Os espelhos nossos de cada dia (publicado originalmente em 30/3/2019)
Ao ler 'O Ensaio Sobre a Cegueira', de José Saramago, a seguinte frase mexeu comigo: 'Ele notou que estava diante do espelho e se assustou – nada via, mas o espelho o enxergava'.
Antônio Abujamra dizia outra: 'Pensar é errar. O espelho reflete certo, pois não pensa'. Ao assistir 'Nós' (2019), o novo trabalho de Jordan Peele ('Corra!', 2017), o impacto foi tanto arrebatador, angustiante, nervoso ou até mesmo delirante.
Você não sairá da sala sem pelo menos refletir sobre o que acabou de ver. Na tela, a família Wilson vai à praia de Santa Cruz passar o fim de semana – pai (Gable, Winston Duke), mãe (Adelaide, Lupita Nyong'o), a filha mais velha (Zora, Shahadi Joseph) e o caçula (Jason, Evan Alex).
Um trauma de infância faz Adelaide ter calafrios quando chega ao local. Algumas coincidências se sucedem, peças parecem se fechar, enfim, o clima a ela não está bom ali. Até que durante a noite uma família se posta em frente à casa deles.

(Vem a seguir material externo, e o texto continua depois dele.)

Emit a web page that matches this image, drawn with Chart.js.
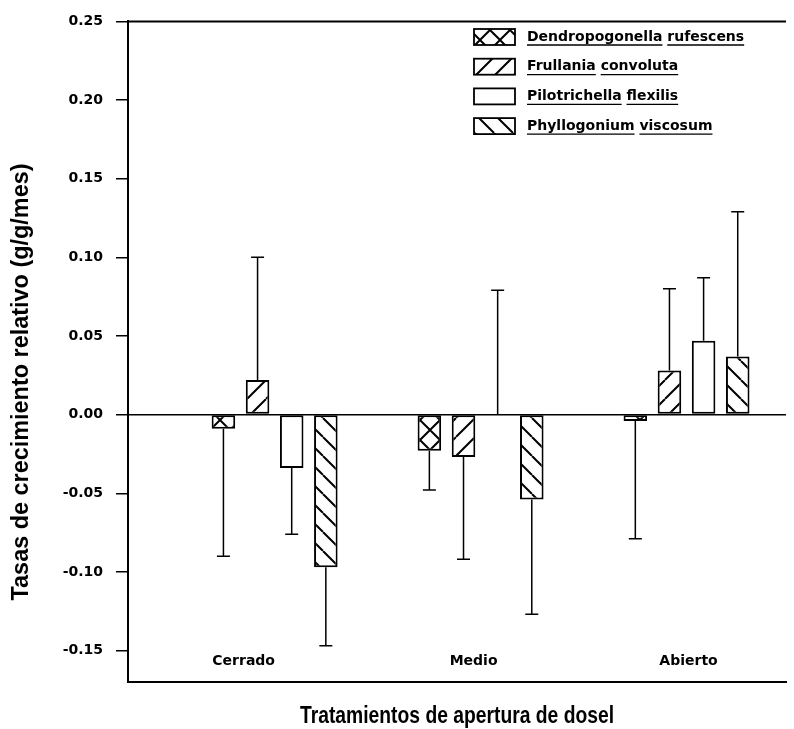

Quatro pessoas: pai, mãe e 2 filhos – imóveis, insensíveis, de certo modo muito estranhos. A partir daí a fita mergulha na insânia (loucura, demência?).
'Nós' tem tantas referências de clássicos do terror, e pistas, dicas de como a trama se desenrolará nos minutos seguintes que qualquer fã de cinema se deleita de forma absurda.
Desde 'O Homem que Ri' (1928), passando por 'Os Pássaros' (1963) e até mesmo 'Corra!', na qual parte da trilha sonora de 'Nós' está firme, nas mínimas nuances e sem cair nos achaques dos lugares-comuns.
Peele está mais lapidado e o seu trabalho tanto de diretor como de roteirista está umas 10 vezes melhor. E o que escrever sobre a atuação de Lupita? A atriz nos mostra toda a malignidade, frieza e desgosto de Red, o reflexo de Adelaide.
O longa aposta em toques de humor com mais parcimônia. Desta vez, J. Peele soube melhor equilibrar estes pontos e a fita, que estreou esta semana, é o horror psicológicos dos bons. Imperdível. Duração: 116 minutos. Cotação: ótimo.